That’s according to a report commissioned by the Scottish Futures Trust (SFT), which calls for an evolution rather than a revolution in market arrangements to meet net zero goals effectively.
Analysts suggest proposals for locational marginal pricing, a key reform option suggested by the UK Government and favoured by some electricity stakeholders, could lead to a prolonged hiatus in new renewable electricity generation.
Key proposals from the report include a shared vision and plan for Britain’s electricity system, accelerated investment in network infrastructure, clearer communication of consumer benefits from the renewable transition and the retention of a Great Britain-wide wholesale market with a single national price.
The aim is to boost investor confidence, drive capital spending in wind investment and accelerate the move to UK net zero targets.
Andrew Bruce, Senior Associate Director at the SFT, said: “Scotland has a key role to play in delivering the UK’s 2035 target of a fully decarbonised power sector.

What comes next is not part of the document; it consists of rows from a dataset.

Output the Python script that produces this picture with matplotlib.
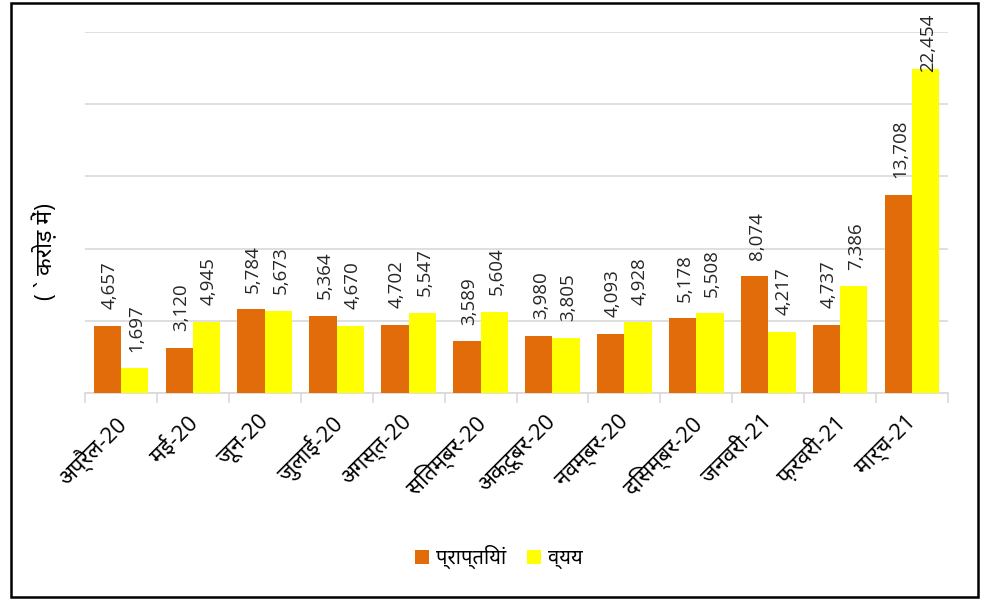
import matplotlib
matplotlib.use("Agg")
import matplotlib.pyplot as plt
import matplotlib.transforms as mtransforms
import numpy as np
from matplotlib.patches import Rectangle
from matplotlib.ticker import FixedLocator, MultipleLocator

# =====================
# Дані
# =====================
months = ["अप्रैल-20", "मई-20", "जून-20", "जुलाई-20", "अगस्त-20", "सितम्बर-20",
          "अक्टूबर-20", "नवम्बर-20", "दिसम्बर-20", "जनवरी-21", "फ़रवरी-21", "मार्च-21"]
receipts = [4657, 3120, 5784, 5364, 4702, 3589, 3980, 4093, 5178, 8074, 4737, 13708]
expenses = [1697, 4945, 5673, 4670, 5547, 5604, 3805, 4928, 5508, 4217, 7386, 22454]

series_names = ["प्राप्तियां", "व्यय"]
y_label = "( ` करोड़ में)"

orange = "#E36C0A"
yellow = "#FFFF00"
grid_col = "#D9D9D9"

fonts = ["Open Sans", "Noto Sans Devanagari", "Mukta", "DejaVu Sans"]
plt.rcParams["font.family"] = fonts

# =====================
# Графік
# =====================
fig = plt.figure(figsize=(9.88, 5.99), dpi=100)
W, H = 988, 599
ax = fig.add_axes([85 / W, 1 - 393 / H, (948 - 85) / W, (393 - 32) / H])

x = np.arange(len(months))
bw = 0.38
b1 = ax.bar(x - bw / 2, receipts, bw, color=orange, label=series_names[0], zorder=3)
b2 = ax.bar(x + bw / 2, expenses, bw, color=yellow, label=series_names[1], zorder=3)

for bars, vals in ((b1, receipts), (b2, expenses)):
    for rect, v in zip(bars, vals):
        # найвищий підпис не влазить над стовпчиком - ставимо впритул
        dy = -2 if v > 20000 else 12
        ax.annotate(f"{v:,}", (rect.get_x() + rect.get_width() / 2, rect.get_height()),
                    xytext=(1.5, dy), textcoords="offset points", rotation=90,
                    ha="center", va="bottom", fontsize=13.5, color="#262626")

ax.set_xlim(-0.5, len(months) - 0.5)
ax.set_ylim(0, 25000)
ax.yaxis.set_major_locator(MultipleLocator(5000))
ax.grid(axis="y", color=grid_col, linewidth=1.2, zorder=0)
ax.set_yticklabels([])
ax.tick_params(axis="y", length=0)

for s in ("top", "right", "left"):
    ax.spines[s].set_visible(False)
ax.spines["bottom"].set_color(grid_col)
ax.spines["bottom"].set_linewidth(1.2)

ax.set_xticks(x)
ax.set_xticklabels(months, rotation=45, ha="right", va="top", rotation_mode="anchor",
                   fontsize=16)
ax.tick_params(axis="x", which="major", length=0, pad=13)
shift = mtransforms.ScaledTranslation(-7 / 100, 0, fig.dpi_scale_trans)
for lbl in ax.get_xticklabels():
    lbl.set_transform(lbl.get_transform() + shift)
ax.xaxis.set_minor_locator(FixedLocator(np.arange(-0.5, len(months), 1.0)))
ax.tick_params(axis="x", which="minor", length=7, color=grid_col, width=1.2)

fig.text(45 / W, 1 - 252 / H, y_label, rotation=90, ha="center", va="center", fontsize=16.5)

fig.legend(loc="center", bbox_to_anchor=(499 / W, 1 - 557 / H), ncol=2, frameon=False,
           fontsize=14.5, handlelength=0.7, handleheight=0.7, handletextpad=0.35,
           columnspacing=1.0)

fig.patches.append(Rectangle((11 / W, 1 - 597 / H), (978 - 11) / W, (597 - 3) / H,
                             transform=fig.transFigure, fill=False, edgecolor="black",
                             linewidth=1.8))

fig.savefig("out.png", dpi=100)
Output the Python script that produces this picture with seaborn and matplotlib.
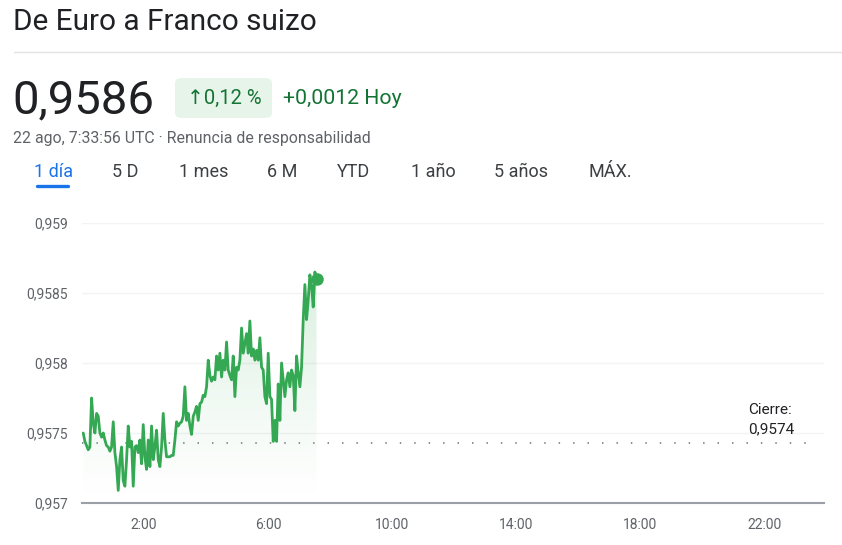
import numpy as np
import pandas as pd
import matplotlib
matplotlib.use("Agg")
import matplotlib.pyplot as plt
from matplotlib.patches import FancyBboxPatch
import seaborn as sns

# ---------------- data ----------------
title = "De Euro a Franco suizo"
price_now = "0,9586"
pct_change = "↑0,12 %"
abs_change = "+0,0012 Hoy"
timestamp = "22 ago, 7:33:56 UTC · Renuncia de responsabilidad"
tabs = ["1 día", "5 D", "1 mes", "6 M", "YTD", "1 año", "5 años", "MÁX."]
close_label = "Cierre:\n0,9574"
close_value = 0.95743
prices = [
    0.95750, 0.95744, 0.95741, 0.95738, 0.95740, 0.95775, 0.95757, 0.95750, 0.95764, 0.95762,
    0.95750, 0.95747, 0.95750, 0.95745, 0.95741, 0.95740, 0.95737, 0.95740, 0.95758, 0.95736,
    0.95726, 0.95709, 0.95731, 0.95740, 0.95716, 0.95712, 0.95731, 0.95755, 0.95740, 0.95744,
    0.95712, 0.95740, 0.95741, 0.95736, 0.95745, 0.95728, 0.95756, 0.95733, 0.95724, 0.95745,
    0.95726, 0.95755, 0.95731, 0.95740, 0.95752, 0.95731, 0.95726, 0.95740, 0.95764, 0.95745,
    0.95733, 0.95733, 0.95733, 0.95734, 0.95734, 0.95745, 0.95758, 0.95755, 0.95757, 0.95758,
    0.95762, 0.95783, 0.95759, 0.95764, 0.95755, 0.95749, 0.95762, 0.95765, 0.95769, 0.95759,
    0.95771, 0.95772, 0.95777, 0.95776, 0.95783, 0.95802, 0.95791, 0.95787, 0.95790, 0.95788,
    0.95805, 0.95795, 0.95807, 0.95790, 0.95802, 0.95795, 0.95815, 0.95795, 0.95791, 0.95788,
    0.95805, 0.95776, 0.95797, 0.95795, 0.95802, 0.95825, 0.95807, 0.95814, 0.95821, 0.95807,
    0.95830, 0.95805, 0.95810, 0.95802, 0.95809, 0.95802, 0.95818, 0.95797, 0.95795, 0.95776,
    0.95771, 0.95807, 0.95776, 0.95774, 0.95744, 0.95759, 0.95744, 0.95785, 0.95759, 0.95800,
    0.95788, 0.95776, 0.95788, 0.95793, 0.95783, 0.95795, 0.95791, 0.95766, 0.95805, 0.95793,
    0.95783, 0.95797, 0.95831, 0.95856, 0.95831, 0.95845, 0.95863, 0.95855, 0.95840, 0.95865,
    0.95860,
]
t_start, t_end = 0.04, 7.566  # hours (0:02 .. 7:33:56)
hours = np.linspace(t_start, t_end, len(prices))
y_ticks = [0.957, 0.9575, 0.958, 0.9585, 0.959]
y_tick_labels = ["0,957", "0,9575", "0,958", "0,9585", "0,959"]
x_ticks = [2, 6, 10, 14, 18, 22]
x_tick_labels = ["2:00", "6:00", "10:00", "14:00", "18:00", "22:00"]

df = pd.DataFrame({"hora": hours, "precio": prices})

# ---------------- style ----------------
sns.set_theme(style="white")
plt.rcParams["font.family"] = ["Roboto", "DejaVu Sans"]

GREEN = "#34a853"
DARK = "#202124"
GRAY = "#5f6368"
W, H = 842, 545
fig = plt.figure(figsize=(W / 100, H / 100), dpi=100)

def fx(px):
    return px / W

def fy(py):
    return 1 - py / H

# header
fig.text(fx(13), fy(22), title, fontsize=21.4, color=DARK, va="center", ha="left")
fig.add_artist(plt.Line2D([fx(14), fx(842)], [fy(52), fy(52)], color="#e3e3e3", lw=1))
fig.text(fx(12), fy(100), price_now, fontsize=34, color=DARK, va="center", ha="left")
pill = FancyBboxPatch((fx(175), fy(118)), fx(97), 40 / H,
                      boxstyle="round,pad=0,rounding_size=0.009",
                      transform=fig.transFigure, facecolor="#e6f4ea", edgecolor="none")
fig.add_artist(pill)
fig.text(fx(224), fy(98), pct_change, fontsize=14.5, color="#137333",
         va="center", ha="center", family=["Roboto", "DejaVu Sans"])
fig.text(fx(283), fy(98), abs_change, fontsize=15.3, color="#137333", va="center", ha="left")
fig.text(fx(13), fy(138), timestamp, fontsize=11.4, color=GRAY, va="center", ha="left")

tab_x = [34, 112, 179, 267, 337, 411, 494, 589]
for i, (lbl, x) in enumerate(zip(tabs, tab_x)):
    fig.text(fx(x), fy(172), lbl, fontsize=13, va="center", ha="left",
             color="#1a73e8" if i == 0 else "#3c4043")
fig.add_artist(plt.Line2D([fx(37), fx(68)], [fy(186), fy(186)], color="#1a73e8",
                          lw=2.4, solid_capstyle="round"))

# chart
ax = fig.add_axes([fx(82), fy(503), fx(824 - 82), (503 - 223) / H])
xmax = (824 - 82) / 31.0
ax.set_xlim(0, xmax)
ax.set_ylim(0.957, 0.959)

# gradient fill under the line
ymin = 0.957
ymax_fill = max(prices)
grad = np.zeros((256, 2, 4))
rgb = matplotlib.colors.to_rgb(GREEN)
grad[..., 0], grad[..., 1], grad[..., 2] = rgb
grad[..., 3] = np.linspace(0.0, 0.25, 256)[:, None] ** 1.2
im = ax.imshow(grad, extent=[hours[0], hours[-1], ymin, ymax_fill], origin="lower",
               aspect="auto", zorder=1, interpolation="bilinear")
poly = ax.fill_between(hours, prices, ymin, color="none", lw=0)
path = poly.get_paths()[0]
im.set_clip_path(path, transform=ax.transData)

sns.lineplot(data=df, x="hora", y="precio", ax=ax, color=GREEN, lw=2.0, zorder=3)
ax.plot([hours[-1]], [prices[-1]], "o", color=GREEN, ms=8, zorder=4)

# previous close dotted line
ax.plot([0, (816 - 82) / 31.0], [close_value, close_value], color="#80868b",
        lw=1.3, linestyle=(0, (0.8, 7.2)), zorder=2)
fig.text(fx(748), fy(410), "Cierre:", fontsize=11, color=DARK, va="center", ha="left")
fig.text(fx(748), fy(429), "0,9574", fontsize=11, color=DARK, va="center", ha="left")

ax.set_yticks(y_ticks)
ax.set_yticklabels(y_tick_labels)
ax.set_xticks(x_ticks)
ax.set_xticklabels(x_tick_labels)
ax.set_xlabel("")
ax.set_ylabel("")
for s in ["top", "right", "left"]:
    ax.spines[s].set_visible(False)
ax.spines["bottom"].set_color("#9aa0a6")
ax.spines["bottom"].set_linewidth(1.5)
ax.grid(axis="y", color="#f1f3f4", lw=1)
ax.grid(axis="x", visible=False)
ax.tick_params(axis="y", length=0, pad=10, labelsize=10, labelcolor="#5f6368")
ax.tick_params(axis="x", length=5, width=1.5, color="#9aa0a6", direction="out",
               pad=6, labelsize=10, labelcolor="#5f6368")
ax.set_facecolor("none")

fig.savefig("out.png", dpi=100)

“We have a current renewable energy capacity of 15GW which needs to increase more than three-fold to at least 50GW within the next 12 years if the UK Government is to meet its net zero commitments.
“We need to attract investors in renewables, batteries and the green hydrogen sector. If we can achieve that, Scotland could potentially generate green electricity to cover the electricity demand of everything north of Nottingham by 2035.”